++++ DATA PROVIDED
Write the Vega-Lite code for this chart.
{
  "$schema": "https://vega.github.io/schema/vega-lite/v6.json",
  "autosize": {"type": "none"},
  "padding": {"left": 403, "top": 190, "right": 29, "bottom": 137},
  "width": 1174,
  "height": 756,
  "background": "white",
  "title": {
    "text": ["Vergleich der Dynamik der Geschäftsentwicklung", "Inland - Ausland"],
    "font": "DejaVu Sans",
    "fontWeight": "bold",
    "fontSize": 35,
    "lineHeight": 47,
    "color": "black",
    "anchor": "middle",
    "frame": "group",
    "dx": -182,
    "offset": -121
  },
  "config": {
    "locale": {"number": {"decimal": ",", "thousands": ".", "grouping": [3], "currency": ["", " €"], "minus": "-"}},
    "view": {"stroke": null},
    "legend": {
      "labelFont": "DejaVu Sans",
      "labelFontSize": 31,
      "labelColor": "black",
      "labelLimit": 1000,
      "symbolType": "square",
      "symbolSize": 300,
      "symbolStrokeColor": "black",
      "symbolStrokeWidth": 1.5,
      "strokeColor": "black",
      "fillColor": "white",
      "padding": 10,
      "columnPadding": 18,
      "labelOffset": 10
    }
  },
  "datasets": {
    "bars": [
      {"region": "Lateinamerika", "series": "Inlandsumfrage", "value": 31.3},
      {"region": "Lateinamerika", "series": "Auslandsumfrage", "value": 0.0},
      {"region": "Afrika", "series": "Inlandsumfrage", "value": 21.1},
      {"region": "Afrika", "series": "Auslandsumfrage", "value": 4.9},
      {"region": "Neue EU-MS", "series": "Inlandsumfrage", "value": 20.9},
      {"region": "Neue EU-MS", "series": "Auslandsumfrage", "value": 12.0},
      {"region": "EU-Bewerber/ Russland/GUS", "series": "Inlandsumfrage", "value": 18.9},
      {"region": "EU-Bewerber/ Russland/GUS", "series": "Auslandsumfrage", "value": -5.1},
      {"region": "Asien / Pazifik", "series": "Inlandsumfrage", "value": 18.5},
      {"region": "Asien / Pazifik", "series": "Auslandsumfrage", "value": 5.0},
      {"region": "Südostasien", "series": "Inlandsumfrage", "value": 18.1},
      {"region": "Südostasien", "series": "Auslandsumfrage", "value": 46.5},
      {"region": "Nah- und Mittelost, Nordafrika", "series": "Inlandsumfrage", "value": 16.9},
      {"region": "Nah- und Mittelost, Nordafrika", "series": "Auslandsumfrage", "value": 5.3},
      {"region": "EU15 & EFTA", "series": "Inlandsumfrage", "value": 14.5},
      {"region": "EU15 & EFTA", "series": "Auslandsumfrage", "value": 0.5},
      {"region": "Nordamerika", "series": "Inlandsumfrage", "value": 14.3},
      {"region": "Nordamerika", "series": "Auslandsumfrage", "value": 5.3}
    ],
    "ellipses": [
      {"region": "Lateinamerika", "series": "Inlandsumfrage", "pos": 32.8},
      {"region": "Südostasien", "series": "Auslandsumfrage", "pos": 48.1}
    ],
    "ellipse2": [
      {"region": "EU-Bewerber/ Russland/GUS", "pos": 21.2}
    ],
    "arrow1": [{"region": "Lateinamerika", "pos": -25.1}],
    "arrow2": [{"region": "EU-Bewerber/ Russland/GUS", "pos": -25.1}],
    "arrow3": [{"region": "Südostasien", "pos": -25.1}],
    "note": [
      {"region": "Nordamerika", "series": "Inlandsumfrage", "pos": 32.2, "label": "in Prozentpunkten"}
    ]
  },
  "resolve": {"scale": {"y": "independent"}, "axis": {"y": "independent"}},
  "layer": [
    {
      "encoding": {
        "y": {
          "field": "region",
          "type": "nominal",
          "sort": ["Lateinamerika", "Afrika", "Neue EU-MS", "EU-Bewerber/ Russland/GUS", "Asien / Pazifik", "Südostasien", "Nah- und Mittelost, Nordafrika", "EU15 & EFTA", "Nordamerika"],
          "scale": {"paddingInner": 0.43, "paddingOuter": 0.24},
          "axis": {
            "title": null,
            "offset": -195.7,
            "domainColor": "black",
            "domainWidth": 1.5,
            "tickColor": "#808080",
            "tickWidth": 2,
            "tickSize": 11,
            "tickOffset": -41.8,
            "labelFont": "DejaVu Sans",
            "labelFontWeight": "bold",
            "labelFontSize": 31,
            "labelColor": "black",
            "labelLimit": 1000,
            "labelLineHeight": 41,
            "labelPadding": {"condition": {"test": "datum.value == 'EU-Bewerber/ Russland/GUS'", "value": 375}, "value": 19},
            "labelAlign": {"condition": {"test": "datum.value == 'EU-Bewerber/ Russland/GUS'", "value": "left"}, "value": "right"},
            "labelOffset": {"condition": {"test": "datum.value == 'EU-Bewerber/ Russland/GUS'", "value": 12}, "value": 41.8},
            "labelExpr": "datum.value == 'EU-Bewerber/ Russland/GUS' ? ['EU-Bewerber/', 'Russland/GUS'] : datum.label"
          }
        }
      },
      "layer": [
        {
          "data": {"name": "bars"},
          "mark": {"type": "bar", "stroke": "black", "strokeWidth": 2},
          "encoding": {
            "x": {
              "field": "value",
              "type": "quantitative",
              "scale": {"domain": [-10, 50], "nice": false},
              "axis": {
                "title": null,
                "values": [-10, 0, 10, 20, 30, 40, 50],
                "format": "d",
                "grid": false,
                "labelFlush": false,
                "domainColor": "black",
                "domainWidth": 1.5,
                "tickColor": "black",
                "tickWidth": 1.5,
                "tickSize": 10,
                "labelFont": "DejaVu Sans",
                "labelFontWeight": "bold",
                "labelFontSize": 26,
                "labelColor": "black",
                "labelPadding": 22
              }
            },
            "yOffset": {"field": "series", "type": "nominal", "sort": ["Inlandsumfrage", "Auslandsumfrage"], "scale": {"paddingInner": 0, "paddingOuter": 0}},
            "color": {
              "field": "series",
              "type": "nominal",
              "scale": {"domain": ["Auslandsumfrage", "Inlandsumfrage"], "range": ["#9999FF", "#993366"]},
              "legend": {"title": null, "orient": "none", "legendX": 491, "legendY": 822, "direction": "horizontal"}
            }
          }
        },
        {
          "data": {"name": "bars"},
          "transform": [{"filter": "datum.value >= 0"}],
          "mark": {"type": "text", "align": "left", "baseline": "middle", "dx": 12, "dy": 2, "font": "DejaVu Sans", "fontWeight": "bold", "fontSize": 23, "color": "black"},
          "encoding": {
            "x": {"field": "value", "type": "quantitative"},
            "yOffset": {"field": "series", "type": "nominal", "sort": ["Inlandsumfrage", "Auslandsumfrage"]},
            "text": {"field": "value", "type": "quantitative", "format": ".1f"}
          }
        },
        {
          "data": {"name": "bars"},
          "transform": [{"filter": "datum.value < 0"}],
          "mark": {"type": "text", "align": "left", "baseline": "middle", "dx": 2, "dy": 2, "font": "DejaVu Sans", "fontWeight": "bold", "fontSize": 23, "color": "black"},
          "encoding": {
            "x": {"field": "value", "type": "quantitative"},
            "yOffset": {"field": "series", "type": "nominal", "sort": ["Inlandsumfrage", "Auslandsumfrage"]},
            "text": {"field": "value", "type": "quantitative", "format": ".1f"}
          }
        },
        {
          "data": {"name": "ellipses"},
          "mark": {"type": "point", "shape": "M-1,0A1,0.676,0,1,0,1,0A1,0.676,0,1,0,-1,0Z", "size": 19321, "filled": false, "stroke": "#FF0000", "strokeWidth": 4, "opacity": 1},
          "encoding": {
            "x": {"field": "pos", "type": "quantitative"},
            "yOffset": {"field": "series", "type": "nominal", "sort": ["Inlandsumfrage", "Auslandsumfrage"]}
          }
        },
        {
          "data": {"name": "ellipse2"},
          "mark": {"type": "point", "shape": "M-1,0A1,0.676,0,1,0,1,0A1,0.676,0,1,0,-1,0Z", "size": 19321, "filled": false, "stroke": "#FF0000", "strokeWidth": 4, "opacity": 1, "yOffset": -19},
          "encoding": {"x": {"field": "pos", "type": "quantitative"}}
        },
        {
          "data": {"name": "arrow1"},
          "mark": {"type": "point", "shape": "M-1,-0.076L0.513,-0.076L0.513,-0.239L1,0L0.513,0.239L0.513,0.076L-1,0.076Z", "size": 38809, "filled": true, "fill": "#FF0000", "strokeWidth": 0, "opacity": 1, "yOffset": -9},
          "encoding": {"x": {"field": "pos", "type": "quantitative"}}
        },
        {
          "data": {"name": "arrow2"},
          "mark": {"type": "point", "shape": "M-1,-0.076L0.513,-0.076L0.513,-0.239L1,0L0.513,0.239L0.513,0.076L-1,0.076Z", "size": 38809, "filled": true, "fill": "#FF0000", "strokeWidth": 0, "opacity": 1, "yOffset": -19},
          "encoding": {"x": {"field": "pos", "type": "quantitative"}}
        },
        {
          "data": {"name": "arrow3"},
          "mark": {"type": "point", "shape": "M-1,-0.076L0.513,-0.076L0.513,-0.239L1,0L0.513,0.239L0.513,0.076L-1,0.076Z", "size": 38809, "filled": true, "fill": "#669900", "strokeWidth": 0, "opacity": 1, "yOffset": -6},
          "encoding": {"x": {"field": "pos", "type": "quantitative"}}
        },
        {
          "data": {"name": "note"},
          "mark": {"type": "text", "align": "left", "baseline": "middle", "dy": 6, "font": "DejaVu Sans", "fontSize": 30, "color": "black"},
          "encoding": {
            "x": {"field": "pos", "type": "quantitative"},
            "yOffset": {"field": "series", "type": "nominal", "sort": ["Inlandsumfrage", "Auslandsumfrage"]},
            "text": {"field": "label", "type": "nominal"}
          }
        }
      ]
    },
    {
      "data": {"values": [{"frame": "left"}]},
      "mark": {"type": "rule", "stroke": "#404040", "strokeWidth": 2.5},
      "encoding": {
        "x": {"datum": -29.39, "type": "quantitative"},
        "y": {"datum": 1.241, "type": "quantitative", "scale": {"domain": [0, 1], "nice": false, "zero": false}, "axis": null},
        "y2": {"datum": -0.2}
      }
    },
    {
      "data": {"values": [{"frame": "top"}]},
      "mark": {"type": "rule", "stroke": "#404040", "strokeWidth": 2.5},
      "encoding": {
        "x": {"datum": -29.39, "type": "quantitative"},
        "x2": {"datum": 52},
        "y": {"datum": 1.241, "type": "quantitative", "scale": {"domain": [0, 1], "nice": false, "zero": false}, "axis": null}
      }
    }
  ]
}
++++++++
++++ DATA PROVIDED
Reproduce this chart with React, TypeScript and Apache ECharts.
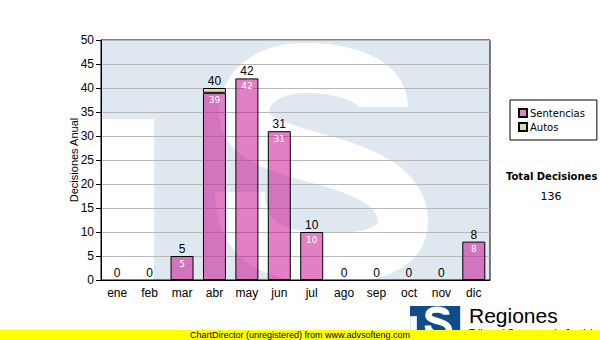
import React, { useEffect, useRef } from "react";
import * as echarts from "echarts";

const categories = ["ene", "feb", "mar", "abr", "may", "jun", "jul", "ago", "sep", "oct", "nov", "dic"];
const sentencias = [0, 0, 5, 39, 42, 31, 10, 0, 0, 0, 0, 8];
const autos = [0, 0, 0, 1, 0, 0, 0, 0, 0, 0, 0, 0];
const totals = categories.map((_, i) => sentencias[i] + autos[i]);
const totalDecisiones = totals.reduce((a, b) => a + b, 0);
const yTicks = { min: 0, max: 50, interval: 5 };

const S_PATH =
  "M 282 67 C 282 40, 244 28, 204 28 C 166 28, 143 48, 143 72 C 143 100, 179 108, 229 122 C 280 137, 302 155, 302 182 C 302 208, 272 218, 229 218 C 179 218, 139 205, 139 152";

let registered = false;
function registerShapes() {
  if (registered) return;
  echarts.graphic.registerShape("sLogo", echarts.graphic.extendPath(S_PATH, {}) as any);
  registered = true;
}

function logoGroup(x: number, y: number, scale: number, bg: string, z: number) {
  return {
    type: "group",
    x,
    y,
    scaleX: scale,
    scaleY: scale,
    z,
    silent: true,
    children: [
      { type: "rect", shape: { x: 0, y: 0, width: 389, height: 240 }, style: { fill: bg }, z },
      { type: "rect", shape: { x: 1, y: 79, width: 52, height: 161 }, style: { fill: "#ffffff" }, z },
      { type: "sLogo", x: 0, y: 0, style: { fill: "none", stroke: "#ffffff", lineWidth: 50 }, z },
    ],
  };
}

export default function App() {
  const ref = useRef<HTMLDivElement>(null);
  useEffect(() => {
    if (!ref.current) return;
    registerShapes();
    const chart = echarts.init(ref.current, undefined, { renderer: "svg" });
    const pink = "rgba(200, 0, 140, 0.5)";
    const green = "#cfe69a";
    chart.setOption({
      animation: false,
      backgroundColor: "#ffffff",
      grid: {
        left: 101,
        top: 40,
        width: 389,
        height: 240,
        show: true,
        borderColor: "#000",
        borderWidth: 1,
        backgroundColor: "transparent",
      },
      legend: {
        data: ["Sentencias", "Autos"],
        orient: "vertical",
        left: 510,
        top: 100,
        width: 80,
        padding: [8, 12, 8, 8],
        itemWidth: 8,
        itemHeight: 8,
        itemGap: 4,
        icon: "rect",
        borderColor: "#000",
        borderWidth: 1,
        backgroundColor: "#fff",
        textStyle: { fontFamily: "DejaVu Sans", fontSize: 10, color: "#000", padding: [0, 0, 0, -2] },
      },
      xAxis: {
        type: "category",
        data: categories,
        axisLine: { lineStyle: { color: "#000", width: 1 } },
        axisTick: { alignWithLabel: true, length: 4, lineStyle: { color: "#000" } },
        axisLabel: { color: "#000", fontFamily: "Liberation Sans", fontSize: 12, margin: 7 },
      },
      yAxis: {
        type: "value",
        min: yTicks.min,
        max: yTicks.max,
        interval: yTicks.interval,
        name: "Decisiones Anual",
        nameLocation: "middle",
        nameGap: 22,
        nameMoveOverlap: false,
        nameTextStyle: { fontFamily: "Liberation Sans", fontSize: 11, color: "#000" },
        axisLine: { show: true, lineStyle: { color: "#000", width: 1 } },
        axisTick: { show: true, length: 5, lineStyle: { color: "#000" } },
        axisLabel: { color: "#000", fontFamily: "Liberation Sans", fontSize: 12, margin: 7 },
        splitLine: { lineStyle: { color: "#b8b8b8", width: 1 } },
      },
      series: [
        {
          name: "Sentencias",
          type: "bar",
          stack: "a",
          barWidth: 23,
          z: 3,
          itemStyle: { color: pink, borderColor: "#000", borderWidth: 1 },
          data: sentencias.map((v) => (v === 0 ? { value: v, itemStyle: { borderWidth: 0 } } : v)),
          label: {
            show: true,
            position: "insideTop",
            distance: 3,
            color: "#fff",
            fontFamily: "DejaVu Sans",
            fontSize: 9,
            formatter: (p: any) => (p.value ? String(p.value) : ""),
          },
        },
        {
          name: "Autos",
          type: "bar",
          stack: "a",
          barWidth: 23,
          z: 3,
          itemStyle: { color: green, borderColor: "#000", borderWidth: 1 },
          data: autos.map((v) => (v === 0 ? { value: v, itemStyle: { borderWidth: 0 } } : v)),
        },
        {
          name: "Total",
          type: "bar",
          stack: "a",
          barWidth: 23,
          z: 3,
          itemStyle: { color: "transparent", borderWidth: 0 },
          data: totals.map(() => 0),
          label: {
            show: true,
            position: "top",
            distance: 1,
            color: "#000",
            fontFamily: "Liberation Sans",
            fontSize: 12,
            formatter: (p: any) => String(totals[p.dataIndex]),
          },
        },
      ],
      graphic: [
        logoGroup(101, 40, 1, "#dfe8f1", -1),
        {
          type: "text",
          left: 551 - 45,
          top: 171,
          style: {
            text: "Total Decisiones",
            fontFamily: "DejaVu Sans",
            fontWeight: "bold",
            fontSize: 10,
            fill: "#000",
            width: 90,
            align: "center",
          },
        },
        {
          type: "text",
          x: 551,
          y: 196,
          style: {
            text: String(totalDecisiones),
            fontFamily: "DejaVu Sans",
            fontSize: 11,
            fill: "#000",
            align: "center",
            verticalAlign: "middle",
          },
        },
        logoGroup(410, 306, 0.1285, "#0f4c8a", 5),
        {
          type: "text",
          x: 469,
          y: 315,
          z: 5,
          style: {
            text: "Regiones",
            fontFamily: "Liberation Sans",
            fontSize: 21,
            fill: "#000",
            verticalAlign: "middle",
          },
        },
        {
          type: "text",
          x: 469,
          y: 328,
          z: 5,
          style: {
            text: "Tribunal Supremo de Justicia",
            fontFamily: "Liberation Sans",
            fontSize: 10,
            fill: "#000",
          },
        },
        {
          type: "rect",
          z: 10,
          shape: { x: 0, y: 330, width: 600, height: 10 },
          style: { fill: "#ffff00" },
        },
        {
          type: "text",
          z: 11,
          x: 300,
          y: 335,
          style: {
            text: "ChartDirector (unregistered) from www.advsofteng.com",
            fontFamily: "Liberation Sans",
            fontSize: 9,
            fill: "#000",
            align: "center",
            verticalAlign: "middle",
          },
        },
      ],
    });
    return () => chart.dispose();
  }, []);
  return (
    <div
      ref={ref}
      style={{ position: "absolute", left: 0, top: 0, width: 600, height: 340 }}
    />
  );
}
++++++++
++++ DATA PROVIDED
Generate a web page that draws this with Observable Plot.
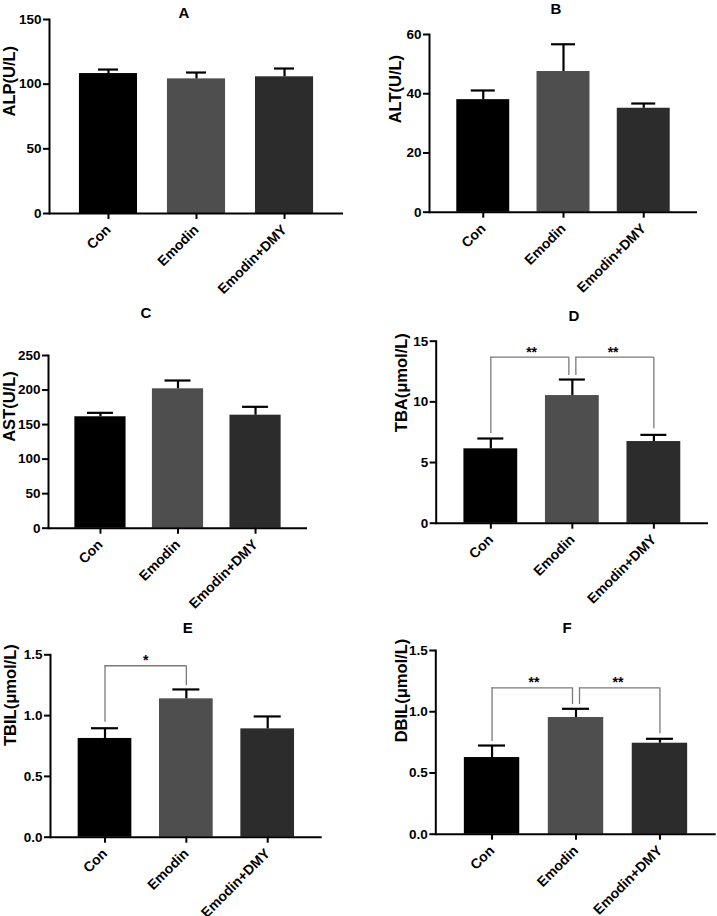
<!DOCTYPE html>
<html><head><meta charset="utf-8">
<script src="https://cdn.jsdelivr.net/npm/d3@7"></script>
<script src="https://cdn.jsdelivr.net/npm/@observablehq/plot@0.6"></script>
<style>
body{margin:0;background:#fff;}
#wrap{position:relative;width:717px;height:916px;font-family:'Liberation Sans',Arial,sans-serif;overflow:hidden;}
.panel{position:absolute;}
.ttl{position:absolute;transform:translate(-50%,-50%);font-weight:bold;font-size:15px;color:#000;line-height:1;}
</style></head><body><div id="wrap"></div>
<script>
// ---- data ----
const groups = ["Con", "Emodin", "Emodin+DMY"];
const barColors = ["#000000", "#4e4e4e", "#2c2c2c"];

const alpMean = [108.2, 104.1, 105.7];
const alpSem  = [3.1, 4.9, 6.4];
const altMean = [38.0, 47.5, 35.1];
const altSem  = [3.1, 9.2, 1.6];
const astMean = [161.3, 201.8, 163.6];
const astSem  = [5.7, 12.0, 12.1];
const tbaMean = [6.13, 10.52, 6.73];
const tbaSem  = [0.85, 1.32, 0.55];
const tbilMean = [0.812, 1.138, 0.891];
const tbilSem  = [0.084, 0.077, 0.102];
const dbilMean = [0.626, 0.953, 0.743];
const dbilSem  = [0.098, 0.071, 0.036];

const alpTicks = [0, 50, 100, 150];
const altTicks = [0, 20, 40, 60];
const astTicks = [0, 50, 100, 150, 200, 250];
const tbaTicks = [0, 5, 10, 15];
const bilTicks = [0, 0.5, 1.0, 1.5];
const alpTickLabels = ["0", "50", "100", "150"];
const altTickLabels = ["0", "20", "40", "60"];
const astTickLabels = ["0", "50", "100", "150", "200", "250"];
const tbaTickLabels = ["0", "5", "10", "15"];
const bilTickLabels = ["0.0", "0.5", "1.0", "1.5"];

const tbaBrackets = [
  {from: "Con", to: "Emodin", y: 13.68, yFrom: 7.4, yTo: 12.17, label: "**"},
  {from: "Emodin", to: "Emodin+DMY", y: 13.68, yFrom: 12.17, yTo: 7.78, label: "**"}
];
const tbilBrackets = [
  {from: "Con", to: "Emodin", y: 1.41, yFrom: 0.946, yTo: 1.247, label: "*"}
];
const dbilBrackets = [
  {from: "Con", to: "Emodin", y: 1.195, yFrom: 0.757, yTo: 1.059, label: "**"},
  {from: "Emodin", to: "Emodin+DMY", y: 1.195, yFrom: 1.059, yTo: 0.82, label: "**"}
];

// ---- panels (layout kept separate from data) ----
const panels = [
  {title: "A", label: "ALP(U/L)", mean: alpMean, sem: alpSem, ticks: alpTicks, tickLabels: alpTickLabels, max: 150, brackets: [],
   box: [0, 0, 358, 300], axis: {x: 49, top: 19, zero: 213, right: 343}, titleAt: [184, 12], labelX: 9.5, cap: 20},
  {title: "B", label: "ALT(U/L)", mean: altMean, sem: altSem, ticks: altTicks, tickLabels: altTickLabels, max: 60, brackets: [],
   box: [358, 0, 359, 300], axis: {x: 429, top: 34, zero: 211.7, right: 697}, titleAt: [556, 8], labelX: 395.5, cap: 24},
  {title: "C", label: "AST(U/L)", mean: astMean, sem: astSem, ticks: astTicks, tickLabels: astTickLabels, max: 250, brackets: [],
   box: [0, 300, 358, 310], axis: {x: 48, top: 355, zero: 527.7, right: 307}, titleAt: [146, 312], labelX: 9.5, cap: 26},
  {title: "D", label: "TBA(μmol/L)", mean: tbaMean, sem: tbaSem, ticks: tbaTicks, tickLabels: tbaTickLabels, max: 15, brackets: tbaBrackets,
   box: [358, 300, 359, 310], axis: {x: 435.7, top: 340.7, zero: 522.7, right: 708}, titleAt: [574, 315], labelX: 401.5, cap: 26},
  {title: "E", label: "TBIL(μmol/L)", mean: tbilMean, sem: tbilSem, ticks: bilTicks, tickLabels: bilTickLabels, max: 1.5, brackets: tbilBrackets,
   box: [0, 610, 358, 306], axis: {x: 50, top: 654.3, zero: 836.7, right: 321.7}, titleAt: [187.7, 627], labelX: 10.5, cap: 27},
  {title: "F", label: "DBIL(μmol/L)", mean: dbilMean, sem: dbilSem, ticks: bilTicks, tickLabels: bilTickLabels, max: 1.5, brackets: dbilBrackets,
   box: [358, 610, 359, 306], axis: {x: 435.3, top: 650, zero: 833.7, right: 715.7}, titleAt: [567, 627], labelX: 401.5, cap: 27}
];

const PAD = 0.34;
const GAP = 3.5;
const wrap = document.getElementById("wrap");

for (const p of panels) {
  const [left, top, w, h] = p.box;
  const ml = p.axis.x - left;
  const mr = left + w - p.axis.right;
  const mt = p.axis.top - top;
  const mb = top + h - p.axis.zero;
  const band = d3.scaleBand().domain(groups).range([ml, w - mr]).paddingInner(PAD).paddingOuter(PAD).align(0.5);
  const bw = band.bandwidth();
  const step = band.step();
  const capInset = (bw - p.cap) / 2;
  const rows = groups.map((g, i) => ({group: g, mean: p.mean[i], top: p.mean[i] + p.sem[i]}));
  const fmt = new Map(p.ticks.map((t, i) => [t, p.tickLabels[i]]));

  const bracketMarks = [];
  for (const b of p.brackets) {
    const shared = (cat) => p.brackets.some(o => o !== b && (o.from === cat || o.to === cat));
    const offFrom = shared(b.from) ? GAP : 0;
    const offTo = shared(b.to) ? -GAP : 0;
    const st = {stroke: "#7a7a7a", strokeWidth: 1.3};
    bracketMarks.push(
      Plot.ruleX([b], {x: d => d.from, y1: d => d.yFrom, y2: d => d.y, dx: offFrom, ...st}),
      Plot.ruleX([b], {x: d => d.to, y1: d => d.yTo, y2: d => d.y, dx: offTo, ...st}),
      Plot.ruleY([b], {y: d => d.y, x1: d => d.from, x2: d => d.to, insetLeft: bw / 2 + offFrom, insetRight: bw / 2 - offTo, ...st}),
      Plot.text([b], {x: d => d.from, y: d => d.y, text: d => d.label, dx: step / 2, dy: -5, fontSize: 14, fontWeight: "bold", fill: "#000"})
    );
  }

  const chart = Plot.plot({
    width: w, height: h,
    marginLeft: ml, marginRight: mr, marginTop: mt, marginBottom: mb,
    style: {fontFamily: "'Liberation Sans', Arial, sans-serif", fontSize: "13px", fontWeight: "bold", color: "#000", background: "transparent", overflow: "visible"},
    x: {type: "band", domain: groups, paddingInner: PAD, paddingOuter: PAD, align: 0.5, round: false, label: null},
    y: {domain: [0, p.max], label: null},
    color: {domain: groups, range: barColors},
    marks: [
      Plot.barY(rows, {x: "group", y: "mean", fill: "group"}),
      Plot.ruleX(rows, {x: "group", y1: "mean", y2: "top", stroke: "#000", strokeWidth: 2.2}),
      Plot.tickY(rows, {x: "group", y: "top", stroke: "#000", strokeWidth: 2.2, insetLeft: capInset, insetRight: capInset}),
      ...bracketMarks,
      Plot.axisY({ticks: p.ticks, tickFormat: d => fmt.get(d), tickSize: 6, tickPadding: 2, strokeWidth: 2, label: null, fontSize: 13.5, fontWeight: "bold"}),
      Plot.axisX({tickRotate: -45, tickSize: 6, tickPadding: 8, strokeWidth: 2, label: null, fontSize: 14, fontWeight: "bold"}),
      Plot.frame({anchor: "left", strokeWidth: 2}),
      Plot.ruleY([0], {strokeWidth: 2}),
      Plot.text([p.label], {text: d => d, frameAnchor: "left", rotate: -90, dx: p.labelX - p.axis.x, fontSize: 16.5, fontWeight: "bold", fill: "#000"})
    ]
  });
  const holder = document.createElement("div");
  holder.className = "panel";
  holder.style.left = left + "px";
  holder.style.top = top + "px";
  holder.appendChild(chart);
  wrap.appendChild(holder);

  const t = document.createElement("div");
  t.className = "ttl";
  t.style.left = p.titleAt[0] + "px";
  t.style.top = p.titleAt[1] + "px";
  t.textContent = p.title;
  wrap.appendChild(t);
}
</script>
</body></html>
++++++++
[WHAT THE EXERCISE ASKS]
In the entries above, find every line holding the word "React" and copy it out.

[RESPONSE]
Reproduce this chart with React, TypeScript and Apache ECharts.
import React, { useEffect, useRef } from "react";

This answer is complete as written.